Time for some more great ways to use tea leaves after drinking it!
Before dumping used tea leaves in the organics waste or better yet your garden composter, you can extend their life by freshening up places in your home. After you've enjoyed several infusions of your tea, take the leaves and spread them evenly on a flat surface and allow them to dry. Once dried, use them much as you would baking soda to collect food odors in your fridge or other places to clear the air. Here are a few suggestions for you to try:
Fridge: Place tea leaves in an open container to absorb food odors. I leave mine in the fridge for a few days before throwing them into the organics waste basket.
Sneakers: Throw some tea leaves into your running shoes. About a ½ an hour or even a few hours before you’re ready to wear them again for your next run should help.
Cat Litter: If you have a cat, the litter is the perfect place to dump some used tea leaves. They won’t harm your kitty either.
Carpet: Freshen up your carpet by sprinkling tea leaves on it for about 20 minutes. Then vacuum as normal.
Wooden Cutting Board: Place tea leaves onto your cutting board to absorb traces of food smells that have been chopped on it. A ½ an hour should do the trick.
Of course, there are many other places you could reuse tea leaves to absorb odors. You can also reuse tea bags. Once they've dried-up, rip open the bags and use the leaves as described. Try a fragrant tea such as Earl Grey or Jasmine to add a lovely scent.

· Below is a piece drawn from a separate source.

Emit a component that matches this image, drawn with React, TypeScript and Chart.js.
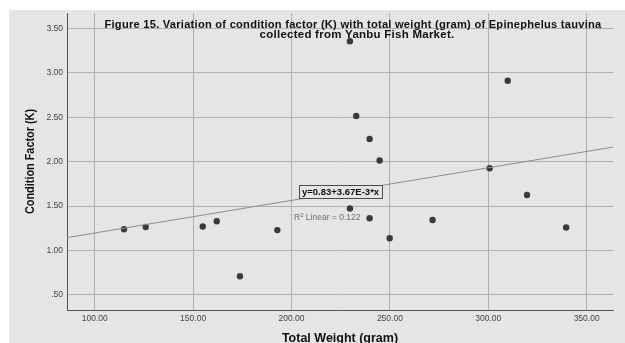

Dragonwell tea in my fridge.
Using tea leaves as an odor absorbing agent is environmentally friendly, economical, and a great way to increase the longevity of tea leaves before discarding them. Try it out for yourself! Remember, these are USED tea leaves that have already been infused for drinking. Don’t waste perfectly good tea leaves intended for drinking. Infuse and reuse!